Dansco cheese plant goes into administration

The Dansco mozzarella cheese plant in south west Wales has gone into administration.
The move came 10 days after half the farmers supplying the creamery, located near Newcastle Emlyn, gave the company notice that they intended to terminate their contracts.
This was in response to late payment problems dating back to April 2006, with some producers claiming they were owed tens of thousands of pounds.
When a promise of catch-up payments was not honoured, about 50 suppliers poured their milk away for a day and notified Dansco that it had had broken the terms of their contracts.
The company’s bankers decided to appoint KPMG as administrators, with a remit to try to sell the plant as a going concern to one of four interested parties.

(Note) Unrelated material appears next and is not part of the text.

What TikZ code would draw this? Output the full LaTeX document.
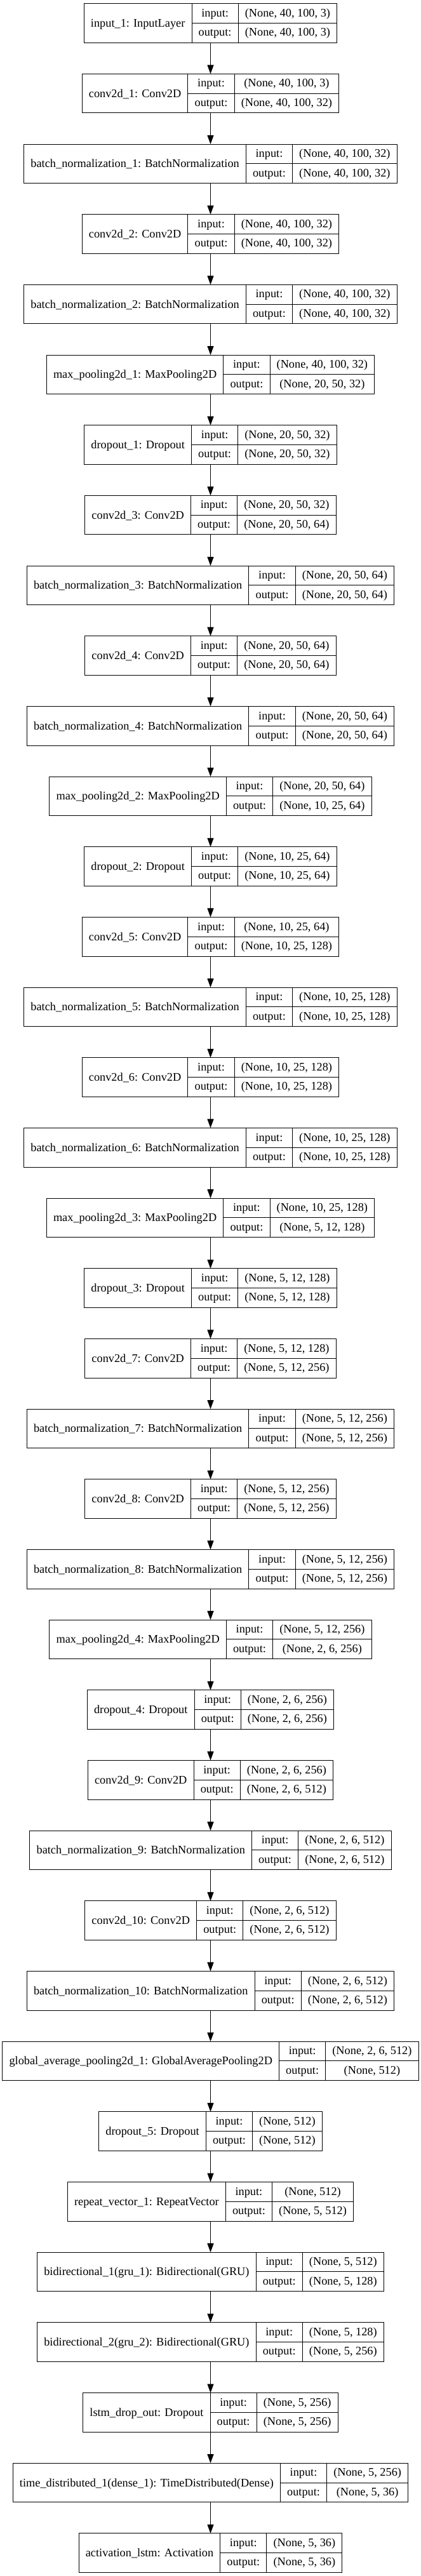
\documentclass[tikz,border=0pt]{standalone}
\usepackage{fontspec}
\setmainfont{Liberation Serif}
\usetikzlibrary{arrows.meta}
\newlength\recwL
\newlength\recwIO
\newlength\recwS
\newlength\recwT
\newcommand\recfont{\fontsize{18.3}{22}\selectfont}
\tikzset{
  recbox/.style={draw=black, line width=1pt, inner sep=0pt, outer sep=0pt, minimum height=61.6pt},
  recline/.style={draw=black, line width=1pt},
  rectxt/.style={anchor=base, inner sep=0pt, font=\recfont, text=black},
  conn/.style={draw=black, line width=1pt, -{Triangle[length=14pt,width=10pt]}}
}
% #1 node name, #2 rank index, #3 label, #4 input shape, #5 output shape
\newcommand\reclayer[5]{%
  \pgfinterruptpicture
    \normalfont\recfont
    \settowidth\recwL{#3}\global\recwL=\recwL
    \settowidth\recwIO{output:}\global\recwIO=\recwIO
    \settowidth\recwS{#4}\global\recwS=\recwS
    \settowidth\recwT{#5}\global\recwT=\recwT
  \endpgfinterruptpicture
  \ifdim\recwT>\recwS \recwS=\recwT\fi
  \pgfmathsetmacro\recCL{\recwL+21.3}%
  \pgfmathsetmacro\recCIO{\recwIO+21.3}%
  \pgfmathsetmacro\recCS{\recwS+21.3}%
  \pgfmathsetmacro\recW{\recCL+\recCIO+\recCS}%
  \pgfmathsetmacro\recXa{331.5-\recW/2}%
  \pgfmathsetmacro\recXb{\recXa+\recCL}%
  \pgfmathsetmacro\recXc{\recXb+\recCIO}%
  \pgfmathsetmacro\recXd{\recXc+\recCS}%
  \pgfmathsetmacro\recYt{5.7+#2*110.67}%
  \pgfmathsetmacro\recYm{\recYt+30.8}%
  \pgfmathsetmacro\recYb{\recYt+61.6}%
  \node[recbox, minimum width=\recW pt, anchor=north west] (#1) at (\recXa,\recYt) {};
  \draw[recline] (\recXb,\recYt) -- (\recXb,\recYb)
                 (\recXc,\recYt) -- (\recXc,\recYb)
                 (\recXb,\recYm) -- (\recXd,\recYm);
  \node[rectxt] (#1-l) at ({(\recXa+\recXb)/2},{\recYm+6}) {#3};
  \node[rectxt] (#1-i) at ({(\recXb+\recXc)/2},{\recYt+15.4+5.2}) {input:};
  \node[rectxt] (#1-o) at ({(\recXb+\recXc)/2},{\recYm+15.4+4.8}) {output:};
  \node[rectxt] (#1-is) at ({(\recXc+\recXd)/2},{\recYt+15.4+5.2}) {#4};
  \node[rectxt] (#1-os) at ({(\recXc+\recXd)/2},{\recYm+15.4+4.8}) {#5};
}
\begin{document}
\begin{tikzpicture}[x=1pt,y=-1pt]
\useasboundingbox[fill=white] (0,0) rectangle (663,4057);
\reclayer{n0}{0}{input\_1: InputLayer}{(None, 40, 100, 3)}{(None, 40, 100, 3)}
\reclayer{n1}{1}{conv2d\_1: Conv2D}{(None, 40, 100, 3)}{(None, 40, 100, 32)}
\reclayer{n2}{2}{batch\_normalization\_1: BatchNormalization}{(None, 40, 100, 32)}{(None, 40, 100, 32)}
\reclayer{n3}{3}{conv2d\_2: Conv2D}{(None, 40, 100, 32)}{(None, 40, 100, 32)}
\reclayer{n4}{4}{batch\_normalization\_2: BatchNormalization}{(None, 40, 100, 32)}{(None, 40, 100, 32)}
\reclayer{n5}{5}{max\_pooling2d\_1: MaxPooling2D}{(None, 40, 100, 32)}{(None, 20, 50, 32)}
\reclayer{n6}{6}{dropout\_1: Dropout}{(None, 20, 50, 32)}{(None, 20, 50, 32)}
\reclayer{n7}{7}{conv2d\_3: Conv2D}{(None, 20, 50, 32)}{(None, 20, 50, 64)}
\reclayer{n8}{8}{batch\_normalization\_3: BatchNormalization}{(None, 20, 50, 64)}{(None, 20, 50, 64)}
\reclayer{n9}{9}{conv2d\_4: Conv2D}{(None, 20, 50, 64)}{(None, 20, 50, 64)}
\reclayer{n10}{10}{batch\_normalization\_4: BatchNormalization}{(None, 20, 50, 64)}{(None, 20, 50, 64)}
\reclayer{n11}{11}{max\_pooling2d\_2: MaxPooling2D}{(None, 20, 50, 64)}{(None, 10, 25, 64)}
\reclayer{n12}{12}{dropout\_2: Dropout}{(None, 10, 25, 64)}{(None, 10, 25, 64)}
\reclayer{n13}{13}{conv2d\_5: Conv2D}{(None, 10, 25, 64)}{(None, 10, 25, 128)}
\reclayer{n14}{14}{batch\_normalization\_5: BatchNormalization}{(None, 10, 25, 128)}{(None, 10, 25, 128)}
\reclayer{n15}{15}{conv2d\_6: Conv2D}{(None, 10, 25, 128)}{(None, 10, 25, 128)}
\reclayer{n16}{16}{batch\_normalization\_6: BatchNormalization}{(None, 10, 25, 128)}{(None, 10, 25, 128)}
\reclayer{n17}{17}{max\_pooling2d\_3: MaxPooling2D}{(None, 10, 25, 128)}{(None, 5, 12, 128)}
\reclayer{n18}{18}{dropout\_3: Dropout}{(None, 5, 12, 128)}{(None, 5, 12, 128)}
\reclayer{n19}{19}{conv2d\_7: Conv2D}{(None, 5, 12, 128)}{(None, 5, 12, 256)}
\reclayer{n20}{20}{batch\_normalization\_7: BatchNormalization}{(None, 5, 12, 256)}{(None, 5, 12, 256)}
\reclayer{n21}{21}{conv2d\_8: Conv2D}{(None, 5, 12, 256)}{(None, 5, 12, 256)}
\reclayer{n22}{22}{batch\_normalization\_8: BatchNormalization}{(None, 5, 12, 256)}{(None, 5, 12, 256)}
\reclayer{n23}{23}{max\_pooling2d\_4: MaxPooling2D}{(None, 5, 12, 256)}{(None, 2, 6, 256)}
\reclayer{n24}{24}{dropout\_4: Dropout}{(None, 2, 6, 256)}{(None, 2, 6, 256)}
\reclayer{n25}{25}{conv2d\_9: Conv2D}{(None, 2, 6, 256)}{(None, 2, 6, 512)}
\reclayer{n26}{26}{batch\_normalization\_9: BatchNormalization}{(None, 2, 6, 512)}{(None, 2, 6, 512)}
\reclayer{n27}{27}{conv2d\_10: Conv2D}{(None, 2, 6, 512)}{(None, 2, 6, 512)}
\reclayer{n28}{28}{batch\_normalization\_10: BatchNormalization}{(None, 2, 6, 512)}{(None, 2, 6, 512)}
\reclayer{n29}{29}{global\_average\_pooling2d\_1: GlobalAveragePooling2D}{(None, 2, 6, 512)}{(None, 512)}
\reclayer{n30}{30}{dropout\_5: Dropout}{(None, 512)}{(None, 512)}
\reclayer{n31}{31}{repeat\_vector\_1: RepeatVector}{(None, 512)}{(None, 5, 512)}
\reclayer{n32}{32}{bidirectional\_1(gru\_1): Bidirectional(GRU)}{(None, 5, 512)}{(None, 5, 128)}
\reclayer{n33}{33}{bidirectional\_2(gru\_2): Bidirectional(GRU)}{(None, 5, 128)}{(None, 5, 256)}
\reclayer{n34}{34}{lstm\_drop\_out: Dropout}{(None, 5, 256)}{(None, 5, 256)}
\reclayer{n35}{35}{time\_distributed\_1(dense\_1): TimeDistributed(Dense)}{(None, 5, 256)}{(None, 5, 36)}
\reclayer{n36}{36}{activation\_lstm: Activation}{(None, 5, 36)}{(None, 5, 36)}
\foreach \a/\b in {n0/n1,n1/n2,n2/n3,n3/n4,n4/n5,n5/n6,n6/n7,n7/n8,n8/n9,n9/n10,n10/n11,n11/n12,n12/n13,n13/n14,n14/n15,n15/n16,n16/n17,n17/n18,n18/n19,n19/n20,n20/n21,n21/n22,n22/n23,n23/n24,n24/n25,n25/n26,n26/n27,n27/n28,n28/n29,n29/n30,n30/n31,n31/n32,n32/n33,n33/n34,n34/n35,n35/n36}
  \draw[conn] (\a.south) -- (\b.north);
\end{tikzpicture}
\end{document}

Members of the linked producer group, who claimed that closure would be a disaster for farmers and the rural economy, welcomed the decision.
Aled Jones, who farms a few miles from the plant, said he was relieved there was now a good chance that there would continue to be a local outlet for locally produced milk.
Rhodri Glyn Thomas, a local Welsh Assembly member, said he hoped that KPMG would be able to stabilise the situation so that the factory could stay in business until a buyer were found.
Brian Walters, vice president of the Farmers Union of Wales, agreed. He claimed that the important south west Wales milk field would be devastated by the closure of another creamery so soon after the Aeron Valley cheese plant.
It was the most recent casualty in a long line of processing plants that had closed their doors. The loss of another 130 jobs and an outlet for milk from 100 farms was unthinkable.
Milk producers who had continued to supply milk despite Dansco’s cash flow problems deserved the reward of seeing the creamery pass into new ownership, he added.